The church stands like a beacon ever and always calling us to life’s highest and best. It should be among the most important things in every Christian’s life. No man can break away from the church and its worship of God without feeling the effects of it in his own soul. If you see a man begin to serve the god of money or pleasure or fame, you will observe that very soon there will be a moral and spiritual decline in his life. Church attendance is optional as far as choice is concerned, but it is obligatory as far as moral and spiritual welfare are concerned.
The church is one of those things I wouldn’t take nothing for.
5. The Bible
Fifth, the Bible is one thing I wouldn’t take nothing for. In 1986 Desmond Tutu, an anti-apartheid and social rights activist and Anglican bishop, recounted the story of the whites coming to South Africa. “When they came,” the bishop said, “the blacks had the land and the whites had the Bible.” Then, he said, the whites wanted to teach the blacks to pray. “So we bowed our heads and closed our eyes.
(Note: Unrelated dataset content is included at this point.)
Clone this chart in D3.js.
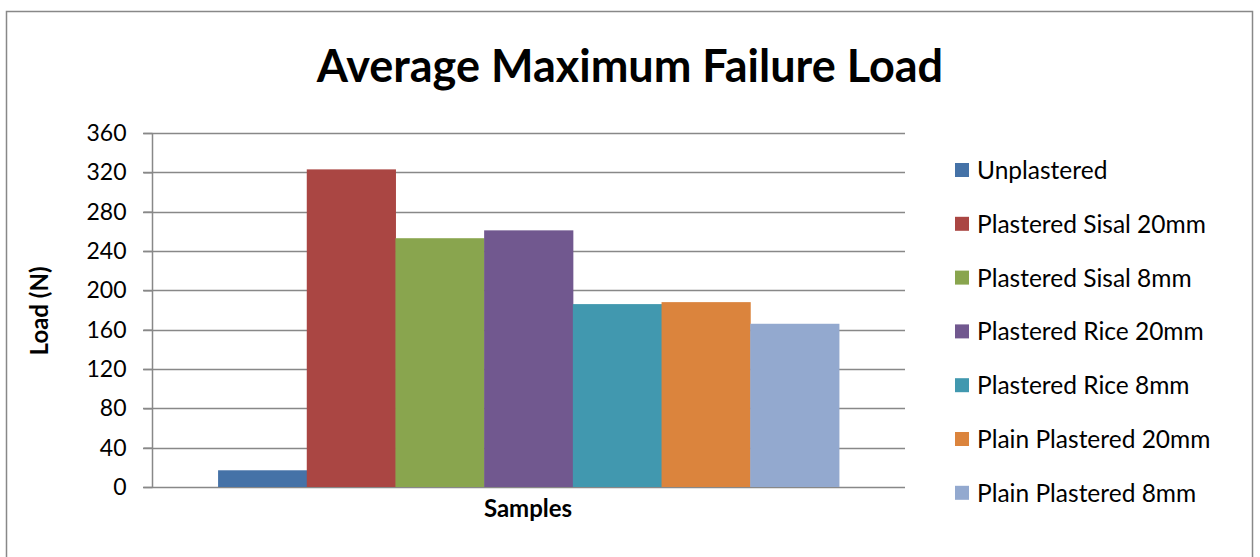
<!DOCTYPE html>
<html lang="en">
	<head>
		<title>Average Maximum Failure Load</title>
		<script src="https://d3js.org/d3.v7.min.js"></script>
		<style>
			body { margin: 0; background: #fff; }
			text { font-family: Lato, "Open Sans", sans-serif; fill: #000; }
		</style>
	</head>
	<body>
		<div id="chart"></div>
		<script>
			// series shown as bars inside the single "Samples" category
			var series = ["Unplastered", "Plastered Sisal 20mm", "Plastered Sisal 8mm", "Plastered Rice 20mm",
			              "Plastered Rice 8mm", "Plain Plastered 20mm", "Plain Plastered 8mm"];
			var values = [17, 323, 253, 261, 186, 188, 166];
			var colors = ["#4572A7", "#AA4643", "#89A54E", "#71588F", "#4198AF", "#DB843D", "#93A9CF"];
			var yTicks = [0, 40, 80, 120, 160, 200, 240, 280, 320, 360];

			var width = 1260, height = 557;
			var plot = {left: 152, right: 905, top: 133, bottom: 487};

			var svg = d3.select('#chart').append('svg')
					.attr('width', width)
					.attr('height', height);

			// outer chart border
			svg.append('rect')
				.attr('x', 6.5).attr('y', 11.5)
				.attr('width', 1246).attr('height', 560)
				.attr('fill', 'none')
				.attr('stroke', '#888')
				.attr('stroke-width', 1.5);

			var y = d3.scaleLinear().domain([0, 360]).range([plot.bottom, plot.top]);
			var x = d3.scaleBand().domain(series)
					.range([plot.left, plot.right])
					.paddingInner(0).paddingOuter(0.745);

			// gridlines
			svg.append('g').selectAll('line')
				.data(yTicks)
				.enter().append('line')
				.attr('x1', plot.left - 9).attr('x2', plot.right)
				.attr('y1', function(d) { return Math.round(y(d)) + 0.5; })
				.attr('y2', function(d) { return Math.round(y(d)) + 0.5; })
				.attr('stroke', '#888').attr('stroke-width', 1.5);

			// bars
			svg.append('g').selectAll('rect')
				.data(series)
				.enter().append('rect')
				.attr('x', function(d) { return x(d); })
				.attr('y', function(d, i) { return y(values[i]); })
				.attr('width', x.bandwidth() + 0.5)
				.attr('height', function(d, i) { return y(0) - y(values[i]); })
				.attr('fill', function(d, i) { return colors[i]; });

			// y axis
			var yAxis = svg.append('g')
				.attr('transform', 'translate(' + (plot.left + 0.5) + ',0)')
				.call(d3.axisLeft(y).tickValues(yTicks).tickSize(9).tickPadding(17).tickFormat(d3.format('d')));
			yAxis.selectAll('line').attr('stroke', '#888').attr('stroke-width', 1.5);
			yAxis.select('.domain').attr('stroke', '#888').attr('stroke-width', 1.5).attr('d', 'M0,' + plot.top + 'V' + plot.bottom);
			yAxis.selectAll('text')
				.attr('font-family', 'Lato, sans-serif')
				.attr('font-size', 23)
				.attr('fill', '#000');

			// title
			svg.append('text')
				.attr('x', 630).attr('y', 82)
				.attr('text-anchor', 'middle')
				.style('font-size', '45px').style('font-weight', 'bold')
				.text('Average Maximum Failure Load');

			// axis titles
			svg.append('text')
				.attr('transform', 'translate(48,311) rotate(-90)')
				.attr('text-anchor', 'middle')
				.style('font-size', '24px').style('font-weight', 'bold')
				.text('Load (N)');

			svg.append('text')
				.attr('x', 528).attr('y', 517)
				.attr('text-anchor', 'middle')
				.style('font-size', '24px').style('font-weight', 'bold')
				.text('Samples');

			// legend
			var legend = svg.append('g').selectAll('g')
				.data(series)
				.enter().append('g')
				.attr('transform', function(d, i) { return 'translate(955,' + (170 + i * 53.8) + ')'; });
			legend.append('rect')
				.attr('x', 0).attr('y', -7)
				.attr('width', 14).attr('height', 14)
				.attr('fill', function(d, i) { return colors[i]; });
			legend.append('text')
				.attr('x', 22).attr('y', 9)
				.style('font-size', '24.5px')
				.text(function(d) { return d; });
		</script>
	</body>
</html>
When we opened our eyes,” Bishop Tutu continued, “the whites had the land and the blacks had the Bible.’“
The Bishop then raised his Bible, tenderly kissed it, and said, “We will see who got the better deal.”
There is no doubt in my mind that he who has the Bible has one of God’s greatest gifts to mankind.
When Robert Burns on his deathbed spoke to his beloved nephew, he patted his well-worn Bible and said, “Read the Book and be a good man and when you come to the place where I am now, you will know that that’s all that’s important.”
The Bible is the Magna Carta of human rights. It is the sailor’s compass. It is the shepherd’s staff. It is the foundation of all that we hold near and dear. It is one of those things we shouldn’t take nothing for.
6. America
Sixth, America is one of those things I wouldn’t take nothing for.
Karl F. Schmiedeke, during a visit to Pineville, North Carolina, stopped at the post office for stamps. “May I please have some pretty ones?” he asked. The clerk reached into the drawer, took out 10 stamps imprinted with the American flag, and slid them across the counter. “You can’t get any prettier than that,” he replied. If the astronaut was right when he said, “Earth is an oasis in space,” then I’m right when I say, “America is an oasis on the earth.”
A friend and I stood on the banks of the Rio Grande some time ago peering over into Mexico. He said, “It doesn’t look any different over there than it does here.” I responded, “Yes, but there’s a world of difference between this side of the river and that side.” I’ve traveled to 30 or 40 countries around the world and I tell you there are none like America. It is one of those things I wouldn’t take nothing for.
I hope you noticed as I have gone through my list that I did not include anything material. I didn’t mention houses, clothes, cars, stocks, or bonds. That’s because these are not the real values in life. Recently two families in our church had fires in their homes. One lost everything of value—I mean everything. The only thing left was the foundation. Furniture, gone! Clothes, gone! Family pictures, gone! Antiques, gone! Papers and records, gone! Everything, gone! When I visited with Tom Musslewhite he said, “It reminds us that we had best not put our faith in things. They can be gone in a flash.”
In time, all the things that you count important now, you will lose. Your house, your clothes, your cars, your stocks, your bonds—even your family. You will die or they will die. In the final analysis the only thing you will have that cannot be touched is your relationship with God. It alone is eternal. It is the one thing I wouldn’t take nothing for.